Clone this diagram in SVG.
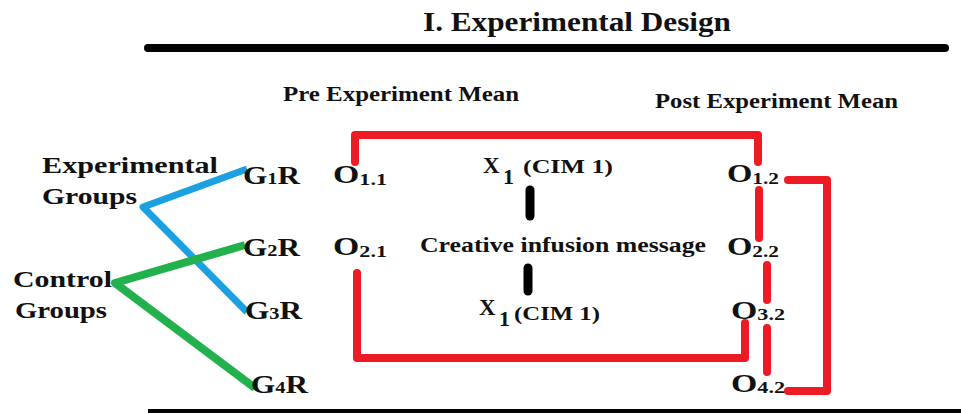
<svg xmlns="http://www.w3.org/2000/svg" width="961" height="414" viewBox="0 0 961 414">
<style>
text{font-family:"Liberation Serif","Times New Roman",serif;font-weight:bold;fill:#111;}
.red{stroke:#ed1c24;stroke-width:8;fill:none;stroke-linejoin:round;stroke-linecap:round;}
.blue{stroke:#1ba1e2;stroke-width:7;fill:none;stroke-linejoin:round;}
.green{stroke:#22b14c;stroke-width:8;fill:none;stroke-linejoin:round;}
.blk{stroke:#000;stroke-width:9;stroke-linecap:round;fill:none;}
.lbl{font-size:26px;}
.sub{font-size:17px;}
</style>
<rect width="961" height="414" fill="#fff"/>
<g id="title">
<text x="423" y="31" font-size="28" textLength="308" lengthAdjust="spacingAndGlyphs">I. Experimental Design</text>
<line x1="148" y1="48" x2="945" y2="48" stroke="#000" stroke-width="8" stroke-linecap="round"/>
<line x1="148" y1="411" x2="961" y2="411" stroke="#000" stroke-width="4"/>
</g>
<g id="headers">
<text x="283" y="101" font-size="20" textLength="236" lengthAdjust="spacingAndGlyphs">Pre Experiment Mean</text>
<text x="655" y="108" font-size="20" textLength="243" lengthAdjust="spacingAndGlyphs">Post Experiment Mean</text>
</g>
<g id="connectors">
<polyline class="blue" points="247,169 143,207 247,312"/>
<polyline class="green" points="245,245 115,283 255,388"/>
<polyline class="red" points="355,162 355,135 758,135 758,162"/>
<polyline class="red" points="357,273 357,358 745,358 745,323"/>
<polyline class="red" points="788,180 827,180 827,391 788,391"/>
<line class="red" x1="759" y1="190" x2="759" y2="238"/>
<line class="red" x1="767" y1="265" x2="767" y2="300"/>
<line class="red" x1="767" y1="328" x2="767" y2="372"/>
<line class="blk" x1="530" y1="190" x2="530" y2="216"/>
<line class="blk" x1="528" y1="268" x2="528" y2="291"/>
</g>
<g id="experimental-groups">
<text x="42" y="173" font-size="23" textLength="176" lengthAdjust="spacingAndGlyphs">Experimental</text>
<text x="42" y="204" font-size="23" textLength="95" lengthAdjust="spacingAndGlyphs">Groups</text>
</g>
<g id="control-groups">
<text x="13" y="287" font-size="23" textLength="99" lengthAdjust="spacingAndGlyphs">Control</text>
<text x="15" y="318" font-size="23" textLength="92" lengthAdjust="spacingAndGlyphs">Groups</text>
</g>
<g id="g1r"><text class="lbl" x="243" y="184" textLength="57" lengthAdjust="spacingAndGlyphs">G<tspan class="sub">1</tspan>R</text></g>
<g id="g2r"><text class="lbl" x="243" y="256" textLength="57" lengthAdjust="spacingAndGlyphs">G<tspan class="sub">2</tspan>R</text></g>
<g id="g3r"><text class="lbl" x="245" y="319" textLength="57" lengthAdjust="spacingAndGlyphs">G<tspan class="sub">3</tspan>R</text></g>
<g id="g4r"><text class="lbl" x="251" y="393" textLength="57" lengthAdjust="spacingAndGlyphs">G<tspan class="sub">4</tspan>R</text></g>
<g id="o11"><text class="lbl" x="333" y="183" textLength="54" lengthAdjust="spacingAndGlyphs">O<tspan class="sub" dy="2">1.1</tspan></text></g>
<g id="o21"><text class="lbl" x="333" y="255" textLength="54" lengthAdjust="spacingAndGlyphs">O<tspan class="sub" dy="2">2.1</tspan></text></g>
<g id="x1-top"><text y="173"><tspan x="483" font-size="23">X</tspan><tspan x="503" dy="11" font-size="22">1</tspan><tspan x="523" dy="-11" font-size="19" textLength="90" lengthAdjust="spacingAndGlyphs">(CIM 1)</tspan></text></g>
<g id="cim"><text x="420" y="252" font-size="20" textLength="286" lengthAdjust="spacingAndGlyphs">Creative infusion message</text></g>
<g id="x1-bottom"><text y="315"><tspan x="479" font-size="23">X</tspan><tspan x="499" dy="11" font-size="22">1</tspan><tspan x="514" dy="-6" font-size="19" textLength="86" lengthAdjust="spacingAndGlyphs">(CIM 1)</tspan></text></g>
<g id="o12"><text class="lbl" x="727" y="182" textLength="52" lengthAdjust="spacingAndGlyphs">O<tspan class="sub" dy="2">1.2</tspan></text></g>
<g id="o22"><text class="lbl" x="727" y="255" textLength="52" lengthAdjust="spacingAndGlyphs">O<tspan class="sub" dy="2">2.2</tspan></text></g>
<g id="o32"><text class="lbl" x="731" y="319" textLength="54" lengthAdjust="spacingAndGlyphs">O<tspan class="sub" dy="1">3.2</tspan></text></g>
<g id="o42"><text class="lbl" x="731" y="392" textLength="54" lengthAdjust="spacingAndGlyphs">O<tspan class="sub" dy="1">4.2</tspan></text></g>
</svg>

^^^^^^^^^^^^^^^^

### The request:
Write out every line above exactly as it is, leaving out the pictures.

### Output for this task:
Clone this diagram in SVG.
<svg xmlns="http://www.w3.org/2000/svg" width="961" height="414" viewBox="0 0 961 414">
<style>
text{font-family:"Liberation Serif","Times New Roman",serif;font-weight:bold;fill:#111;}
.red{stroke:#ed1c24;stroke-width:8;fill:none;stroke-linejoin:round;stroke-linecap:round;}
.blue{stroke:#1ba1e2;stroke-width:7;fill:none;stroke-linejoin:round;}
.green{stroke:#22b14c;stroke-width:8;fill:none;stroke-linejoin:round;}
.blk{stroke:#000;stroke-width:9;stroke-linecap:round;fill:none;}
.lbl{font-size:26px;}
.sub{font-size:17px;}
</style>
<rect width="961" height="414" fill="#fff"/>
<g id="title">
<text x="423" y="31" font-size="28" textLength="308" lengthAdjust="spacingAndGlyphs">I. Experimental Design</text>
<line x1="148" y1="48" x2="945" y2="48" stroke="#000" stroke-width="8" stroke-linecap="round"/>
<line x1="148" y1="411" x2="961" y2="411" stroke="#000" stroke-width="4"/>
</g>
<g id="headers">
<text x="283" y="101" font-size="20" textLength="236" lengthAdjust="spacingAndGlyphs">Pre Experiment Mean</text>
<text x="655" y="108" font-size="20" textLength="243" lengthAdjust="spacingAndGlyphs">Post Experiment Mean</text>
</g>
<g id="connectors">
<polyline class="blue" points="247,169 143,207 247,312"/>
<polyline class="green" points="245,245 115,283 255,388"/>
<polyline class="red" points="355,162 355,135 758,135 758,162"/>
<polyline class="red" points="357,273 357,358 745,358 745,323"/>
<polyline class="red" points="788,180 827,180 827,391 788,391"/>
<line class="red" x1="759" y1="190" x2="759" y2="238"/>
<line class="red" x1="767" y1="265" x2="767" y2="300"/>
<line class="red" x1="767" y1="328" x2="767" y2="372"/>
<line class="blk" x1="530" y1="190" x2="530" y2="216"/>
<line class="blk" x1="528" y1="268" x2="528" y2="291"/>
</g>
<g id="experimental-groups">
<text x="42" y="173" font-size="23" textLength="176" lengthAdjust="spacingAndGlyphs">Experimental</text>
<text x="42" y="204" font-size="23" textLength="95" lengthAdjust="spacingAndGlyphs">Groups</text>
</g>
<g id="control-groups">
<text x="13" y="287" font-size="23" textLength="99" lengthAdjust="spacingAndGlyphs">Control</text>
<text x="15" y="318" font-size="23" textLength="92" lengthAdjust="spacingAndGlyphs">Groups</text>
</g>
<g id="g1r"><text class="lbl" x="243" y="184" textLength="57" lengthAdjust="spacingAndGlyphs">G<tspan class="sub">1</tspan>R</text></g>
<g id="g2r"><text class="lbl" x="243" y="256" textLength="57" lengthAdjust="spacingAndGlyphs">G<tspan class="sub">2</tspan>R</text></g>
<g id="g3r"><text class="lbl" x="245" y="319" textLength="57" lengthAdjust="spacingAndGlyphs">G<tspan class="sub">3</tspan>R</text></g>
<g id="g4r"><text class="lbl" x="251" y="393" textLength="57" lengthAdjust="spacingAndGlyphs">G<tspan class="sub">4</tspan>R</text></g>
<g id="o11"><text class="lbl" x="333" y="183" textLength="54" lengthAdjust="spacingAndGlyphs">O<tspan class="sub" dy="2">1.1</tspan></text></g>
<g id="o21"><text class="lbl" x="333" y="255" textLength="54" lengthAdjust="spacingAndGlyphs">O<tspan class="sub" dy="2">2.1</tspan></text></g>
<g id="x1-top"><text y="173"><tspan x="483" font-size="23">X</tspan><tspan x="503" dy="11" font-size="22">1</tspan><tspan x="523" dy="-11" font-size="19" textLength="90" lengthAdjust="spacingAndGlyphs">(CIM 1)</tspan></text></g>
<g id="cim"><text x="420" y="252" font-size="20" textLength="286" lengthAdjust="spacingAndGlyphs">Creative infusion message</text></g>
<g id="x1-bottom"><text y="315"><tspan x="479" font-size="23">X</tspan><tspan x="499" dy="11" font-size="22">1</tspan><tspan x="514" dy="-6" font-size="19" textLength="86" lengthAdjust="spacingAndGlyphs">(CIM 1)</tspan></text></g>
<g id="o12"><text class="lbl" x="727" y="182" textLength="52" lengthAdjust="spacingAndGlyphs">O<tspan class="sub" dy="2">1.2</tspan></text></g>
<g id="o22"><text class="lbl" x="727" y="255" textLength="52" lengthAdjust="spacingAndGlyphs">O<tspan class="sub" dy="2">2.2</tspan></text></g>
<g id="o32"><text class="lbl" x="731" y="319" textLength="54" lengthAdjust="spacingAndGlyphs">O<tspan class="sub" dy="1">3.2</tspan></text></g>
<g id="o42"><text class="lbl" x="731" y="392" textLength="54" lengthAdjust="spacingAndGlyphs">O<tspan class="sub" dy="1">4.2</tspan></text></g>
</svg>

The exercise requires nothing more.